OBJECTIVE => Repeat, exactly and completely, the material that follows. Omit the pictures.
==================================================
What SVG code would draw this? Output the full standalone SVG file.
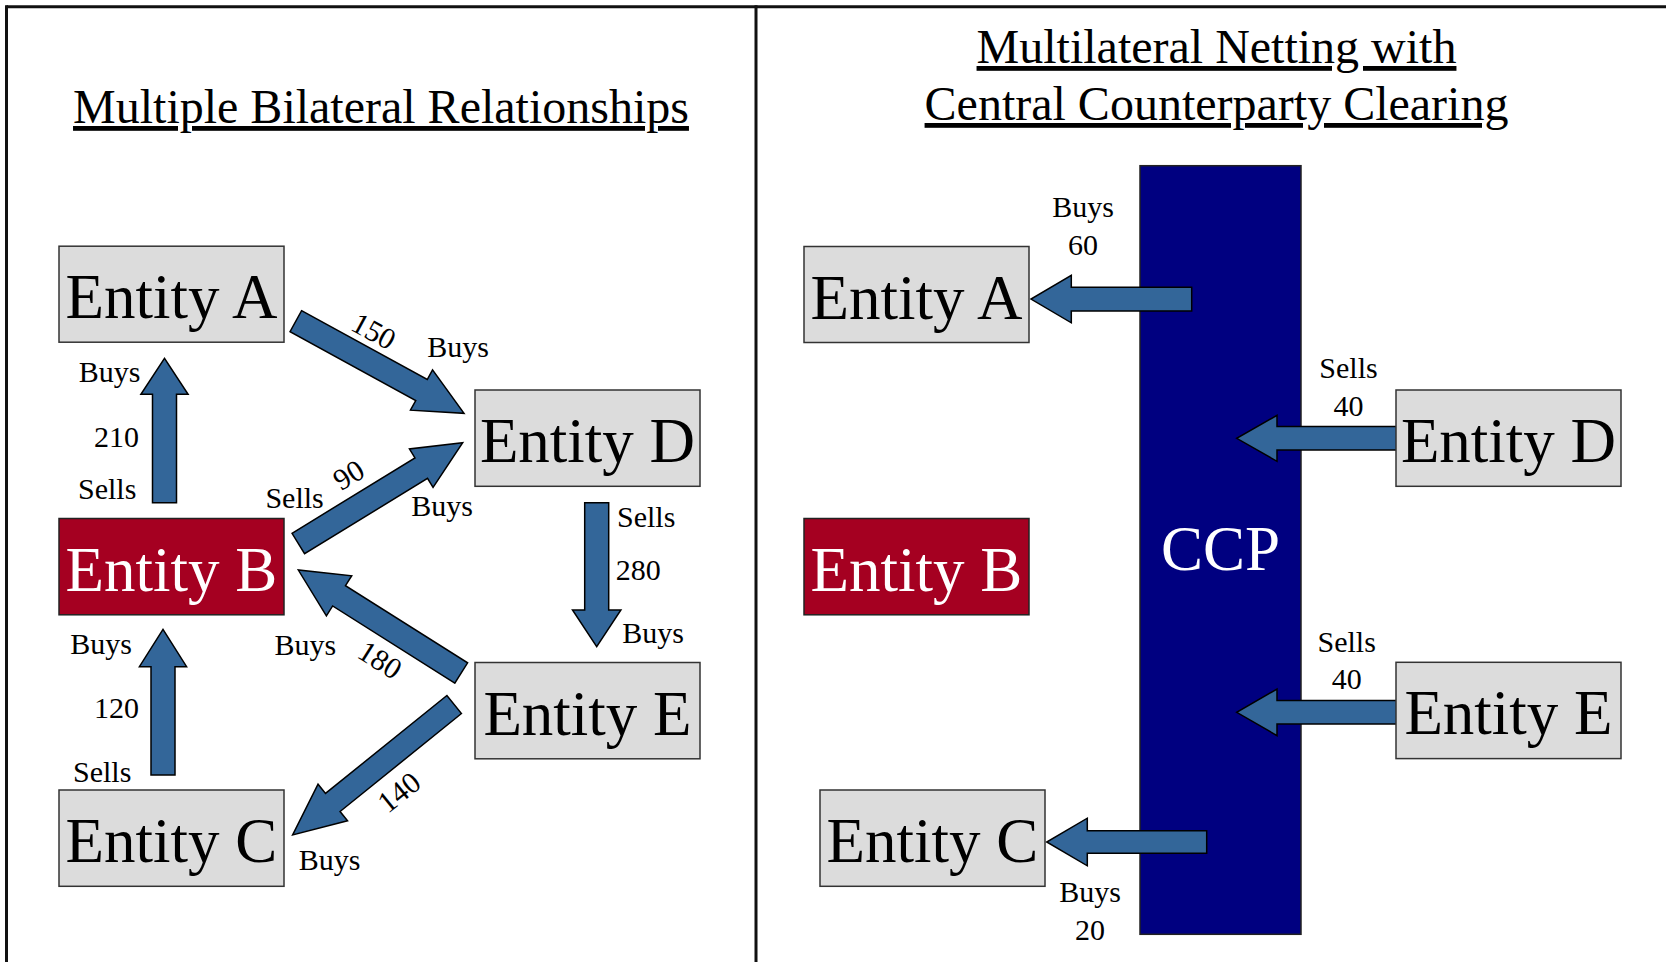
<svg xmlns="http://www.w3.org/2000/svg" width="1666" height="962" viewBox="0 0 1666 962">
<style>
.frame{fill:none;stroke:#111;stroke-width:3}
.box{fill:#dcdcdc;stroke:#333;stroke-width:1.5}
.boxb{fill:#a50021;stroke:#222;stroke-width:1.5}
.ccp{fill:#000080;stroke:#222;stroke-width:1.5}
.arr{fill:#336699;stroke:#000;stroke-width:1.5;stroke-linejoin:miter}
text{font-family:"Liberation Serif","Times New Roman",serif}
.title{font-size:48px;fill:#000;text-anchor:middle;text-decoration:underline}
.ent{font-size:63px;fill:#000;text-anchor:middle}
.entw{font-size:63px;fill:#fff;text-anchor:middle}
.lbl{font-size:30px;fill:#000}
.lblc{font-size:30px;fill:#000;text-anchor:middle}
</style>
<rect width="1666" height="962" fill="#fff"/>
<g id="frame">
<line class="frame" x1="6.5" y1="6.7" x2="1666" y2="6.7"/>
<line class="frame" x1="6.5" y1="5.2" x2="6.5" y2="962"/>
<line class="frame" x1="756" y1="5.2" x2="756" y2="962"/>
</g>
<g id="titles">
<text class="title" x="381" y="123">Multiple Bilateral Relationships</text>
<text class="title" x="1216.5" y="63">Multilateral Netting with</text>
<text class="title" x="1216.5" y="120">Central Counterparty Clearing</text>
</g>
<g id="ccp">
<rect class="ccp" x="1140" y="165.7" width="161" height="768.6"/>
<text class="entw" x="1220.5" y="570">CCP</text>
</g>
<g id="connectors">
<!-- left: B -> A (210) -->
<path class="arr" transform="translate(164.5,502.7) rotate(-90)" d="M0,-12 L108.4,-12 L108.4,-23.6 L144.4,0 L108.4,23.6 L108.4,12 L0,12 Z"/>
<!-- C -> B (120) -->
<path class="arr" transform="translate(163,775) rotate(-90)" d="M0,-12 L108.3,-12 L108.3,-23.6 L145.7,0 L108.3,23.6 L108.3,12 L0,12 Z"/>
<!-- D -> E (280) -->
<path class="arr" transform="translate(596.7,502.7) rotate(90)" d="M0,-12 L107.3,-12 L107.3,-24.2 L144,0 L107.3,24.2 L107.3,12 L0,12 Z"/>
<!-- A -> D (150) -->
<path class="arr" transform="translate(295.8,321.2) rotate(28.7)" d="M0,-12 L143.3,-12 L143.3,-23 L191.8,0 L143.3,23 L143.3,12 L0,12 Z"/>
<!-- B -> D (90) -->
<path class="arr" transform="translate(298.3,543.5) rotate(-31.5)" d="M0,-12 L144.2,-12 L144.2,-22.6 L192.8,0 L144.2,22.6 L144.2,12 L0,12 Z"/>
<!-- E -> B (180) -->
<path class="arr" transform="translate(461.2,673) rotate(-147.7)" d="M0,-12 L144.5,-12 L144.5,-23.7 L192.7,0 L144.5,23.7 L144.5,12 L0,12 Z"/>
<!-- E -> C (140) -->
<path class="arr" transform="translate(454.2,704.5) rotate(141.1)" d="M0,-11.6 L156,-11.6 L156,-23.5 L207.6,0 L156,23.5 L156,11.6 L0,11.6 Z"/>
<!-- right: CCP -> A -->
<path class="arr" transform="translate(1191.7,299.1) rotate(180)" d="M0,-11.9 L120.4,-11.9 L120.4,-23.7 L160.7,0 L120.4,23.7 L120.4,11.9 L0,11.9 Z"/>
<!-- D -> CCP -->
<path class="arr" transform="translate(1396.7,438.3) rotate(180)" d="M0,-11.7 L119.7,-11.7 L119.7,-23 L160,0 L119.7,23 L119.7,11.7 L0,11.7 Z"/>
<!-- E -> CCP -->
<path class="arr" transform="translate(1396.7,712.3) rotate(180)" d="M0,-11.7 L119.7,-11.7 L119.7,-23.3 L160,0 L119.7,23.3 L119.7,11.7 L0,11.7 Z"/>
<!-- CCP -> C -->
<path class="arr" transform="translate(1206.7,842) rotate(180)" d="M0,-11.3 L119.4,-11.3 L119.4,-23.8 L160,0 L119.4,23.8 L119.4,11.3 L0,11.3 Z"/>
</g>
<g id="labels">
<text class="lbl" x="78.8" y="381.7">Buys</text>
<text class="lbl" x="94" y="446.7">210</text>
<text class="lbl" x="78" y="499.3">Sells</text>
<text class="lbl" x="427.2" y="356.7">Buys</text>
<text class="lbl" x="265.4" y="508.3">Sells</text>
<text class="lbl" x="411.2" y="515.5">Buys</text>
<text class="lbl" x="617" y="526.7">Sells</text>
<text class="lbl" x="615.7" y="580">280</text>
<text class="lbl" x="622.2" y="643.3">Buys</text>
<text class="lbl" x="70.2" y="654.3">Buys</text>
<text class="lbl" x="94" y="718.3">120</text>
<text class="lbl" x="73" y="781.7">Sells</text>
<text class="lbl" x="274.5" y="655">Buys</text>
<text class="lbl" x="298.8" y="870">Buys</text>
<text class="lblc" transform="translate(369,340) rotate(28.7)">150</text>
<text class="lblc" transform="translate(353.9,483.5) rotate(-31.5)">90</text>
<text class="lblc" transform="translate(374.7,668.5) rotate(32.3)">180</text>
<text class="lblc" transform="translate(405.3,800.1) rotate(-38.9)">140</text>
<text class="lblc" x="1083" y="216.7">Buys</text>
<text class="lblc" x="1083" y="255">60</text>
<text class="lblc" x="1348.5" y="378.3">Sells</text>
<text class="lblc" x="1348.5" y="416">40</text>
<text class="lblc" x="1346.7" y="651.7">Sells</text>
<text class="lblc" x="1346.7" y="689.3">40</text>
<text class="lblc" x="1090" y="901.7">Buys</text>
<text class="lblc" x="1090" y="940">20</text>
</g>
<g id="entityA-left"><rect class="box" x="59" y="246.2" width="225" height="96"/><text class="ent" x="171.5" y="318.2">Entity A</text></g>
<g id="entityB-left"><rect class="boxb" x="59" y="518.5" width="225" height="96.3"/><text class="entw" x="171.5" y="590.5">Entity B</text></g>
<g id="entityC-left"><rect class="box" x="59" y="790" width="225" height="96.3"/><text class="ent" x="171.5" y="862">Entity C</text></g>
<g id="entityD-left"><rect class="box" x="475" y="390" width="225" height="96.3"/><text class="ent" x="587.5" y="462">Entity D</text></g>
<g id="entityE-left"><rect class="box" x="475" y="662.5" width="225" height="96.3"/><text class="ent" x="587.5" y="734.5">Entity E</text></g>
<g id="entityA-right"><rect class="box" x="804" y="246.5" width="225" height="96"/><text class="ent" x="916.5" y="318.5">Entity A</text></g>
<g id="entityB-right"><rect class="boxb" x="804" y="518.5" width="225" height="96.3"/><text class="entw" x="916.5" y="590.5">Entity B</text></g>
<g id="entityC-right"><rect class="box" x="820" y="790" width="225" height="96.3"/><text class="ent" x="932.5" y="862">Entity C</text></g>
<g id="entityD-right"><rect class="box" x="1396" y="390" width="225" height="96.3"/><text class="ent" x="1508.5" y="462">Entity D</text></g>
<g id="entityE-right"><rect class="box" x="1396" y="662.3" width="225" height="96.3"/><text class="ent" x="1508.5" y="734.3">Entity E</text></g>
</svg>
==================================================
RESULT FOR THIS TASK =>
What SVG code would draw this? Output the full standalone SVG file.
<svg xmlns="http://www.w3.org/2000/svg" width="1666" height="962" viewBox="0 0 1666 962">
<style>
.frame{fill:none;stroke:#111;stroke-width:3}
.box{fill:#dcdcdc;stroke:#333;stroke-width:1.5}
.boxb{fill:#a50021;stroke:#222;stroke-width:1.5}
.ccp{fill:#000080;stroke:#222;stroke-width:1.5}
.arr{fill:#336699;stroke:#000;stroke-width:1.5;stroke-linejoin:miter}
text{font-family:"Liberation Serif","Times New Roman",serif}
.title{font-size:48px;fill:#000;text-anchor:middle;text-decoration:underline}
.ent{font-size:63px;fill:#000;text-anchor:middle}
.entw{font-size:63px;fill:#fff;text-anchor:middle}
.lbl{font-size:30px;fill:#000}
.lblc{font-size:30px;fill:#000;text-anchor:middle}
</style>
<rect width="1666" height="962" fill="#fff"/>
<g id="frame">
<line class="frame" x1="6.5" y1="6.7" x2="1666" y2="6.7"/>
<line class="frame" x1="6.5" y1="5.2" x2="6.5" y2="962"/>
<line class="frame" x1="756" y1="5.2" x2="756" y2="962"/>
</g>
<g id="titles">
<text class="title" x="381" y="123">Multiple Bilateral Relationships</text>
<text class="title" x="1216.5" y="63">Multilateral Netting with</text>
<text class="title" x="1216.5" y="120">Central Counterparty Clearing</text>
</g>
<g id="ccp">
<rect class="ccp" x="1140" y="165.7" width="161" height="768.6"/>
<text class="entw" x="1220.5" y="570">CCP</text>
</g>
<g id="connectors">
<!-- left: B -> A (210) -->
<path class="arr" transform="translate(164.5,502.7) rotate(-90)" d="M0,-12 L108.4,-12 L108.4,-23.6 L144.4,0 L108.4,23.6 L108.4,12 L0,12 Z"/>
<!-- C -> B (120) -->
<path class="arr" transform="translate(163,775) rotate(-90)" d="M0,-12 L108.3,-12 L108.3,-23.6 L145.7,0 L108.3,23.6 L108.3,12 L0,12 Z"/>
<!-- D -> E (280) -->
<path class="arr" transform="translate(596.7,502.7) rotate(90)" d="M0,-12 L107.3,-12 L107.3,-24.2 L144,0 L107.3,24.2 L107.3,12 L0,12 Z"/>
<!-- A -> D (150) -->
<path class="arr" transform="translate(295.8,321.2) rotate(28.7)" d="M0,-12 L143.3,-12 L143.3,-23 L191.8,0 L143.3,23 L143.3,12 L0,12 Z"/>
<!-- B -> D (90) -->
<path class="arr" transform="translate(298.3,543.5) rotate(-31.5)" d="M0,-12 L144.2,-12 L144.2,-22.6 L192.8,0 L144.2,22.6 L144.2,12 L0,12 Z"/>
<!-- E -> B (180) -->
<path class="arr" transform="translate(461.2,673) rotate(-147.7)" d="M0,-12 L144.5,-12 L144.5,-23.7 L192.7,0 L144.5,23.7 L144.5,12 L0,12 Z"/>
<!-- E -> C (140) -->
<path class="arr" transform="translate(454.2,704.5) rotate(141.1)" d="M0,-11.6 L156,-11.6 L156,-23.5 L207.6,0 L156,23.5 L156,11.6 L0,11.6 Z"/>
<!-- right: CCP -> A -->
<path class="arr" transform="translate(1191.7,299.1) rotate(180)" d="M0,-11.9 L120.4,-11.9 L120.4,-23.7 L160.7,0 L120.4,23.7 L120.4,11.9 L0,11.9 Z"/>
<!-- D -> CCP -->
<path class="arr" transform="translate(1396.7,438.3) rotate(180)" d="M0,-11.7 L119.7,-11.7 L119.7,-23 L160,0 L119.7,23 L119.7,11.7 L0,11.7 Z"/>
<!-- E -> CCP -->
<path class="arr" transform="translate(1396.7,712.3) rotate(180)" d="M0,-11.7 L119.7,-11.7 L119.7,-23.3 L160,0 L119.7,23.3 L119.7,11.7 L0,11.7 Z"/>
<!-- CCP -> C -->
<path class="arr" transform="translate(1206.7,842) rotate(180)" d="M0,-11.3 L119.4,-11.3 L119.4,-23.8 L160,0 L119.4,23.8 L119.4,11.3 L0,11.3 Z"/>
</g>
<g id="labels">
<text class="lbl" x="78.8" y="381.7">Buys</text>
<text class="lbl" x="94" y="446.7">210</text>
<text class="lbl" x="78" y="499.3">Sells</text>
<text class="lbl" x="427.2" y="356.7">Buys</text>
<text class="lbl" x="265.4" y="508.3">Sells</text>
<text class="lbl" x="411.2" y="515.5">Buys</text>
<text class="lbl" x="617" y="526.7">Sells</text>
<text class="lbl" x="615.7" y="580">280</text>
<text class="lbl" x="622.2" y="643.3">Buys</text>
<text class="lbl" x="70.2" y="654.3">Buys</text>
<text class="lbl" x="94" y="718.3">120</text>
<text class="lbl" x="73" y="781.7">Sells</text>
<text class="lbl" x="274.5" y="655">Buys</text>
<text class="lbl" x="298.8" y="870">Buys</text>
<text class="lblc" transform="translate(369,340) rotate(28.7)">150</text>
<text class="lblc" transform="translate(353.9,483.5) rotate(-31.5)">90</text>
<text class="lblc" transform="translate(374.7,668.5) rotate(32.3)">180</text>
<text class="lblc" transform="translate(405.3,800.1) rotate(-38.9)">140</text>
<text class="lblc" x="1083" y="216.7">Buys</text>
<text class="lblc" x="1083" y="255">60</text>
<text class="lblc" x="1348.5" y="378.3">Sells</text>
<text class="lblc" x="1348.5" y="416">40</text>
<text class="lblc" x="1346.7" y="651.7">Sells</text>
<text class="lblc" x="1346.7" y="689.3">40</text>
<text class="lblc" x="1090" y="901.7">Buys</text>
<text class="lblc" x="1090" y="940">20</text>
</g>
<g id="entityA-left"><rect class="box" x="59" y="246.2" width="225" height="96"/><text class="ent" x="171.5" y="318.2">Entity A</text></g>
<g id="entityB-left"><rect class="boxb" x="59" y="518.5" width="225" height="96.3"/><text class="entw" x="171.5" y="590.5">Entity B</text></g>
<g id="entityC-left"><rect class="box" x="59" y="790" width="225" height="96.3"/><text class="ent" x="171.5" y="862">Entity C</text></g>
<g id="entityD-left"><rect class="box" x="475" y="390" width="225" height="96.3"/><text class="ent" x="587.5" y="462">Entity D</text></g>
<g id="entityE-left"><rect class="box" x="475" y="662.5" width="225" height="96.3"/><text class="ent" x="587.5" y="734.5">Entity E</text></g>
<g id="entityA-right"><rect class="box" x="804" y="246.5" width="225" height="96"/><text class="ent" x="916.5" y="318.5">Entity A</text></g>
<g id="entityB-right"><rect class="boxb" x="804" y="518.5" width="225" height="96.3"/><text class="entw" x="916.5" y="590.5">Entity B</text></g>
<g id="entityC-right"><rect class="box" x="820" y="790" width="225" height="96.3"/><text class="ent" x="932.5" y="862">Entity C</text></g>
<g id="entityD-right"><rect class="box" x="1396" y="390" width="225" height="96.3"/><text class="ent" x="1508.5" y="462">Entity D</text></g>
<g id="entityE-right"><rect class="box" x="1396" y="662.3" width="225" height="96.3"/><text class="ent" x="1508.5" y="734.3">Entity E</text></g>
</svg>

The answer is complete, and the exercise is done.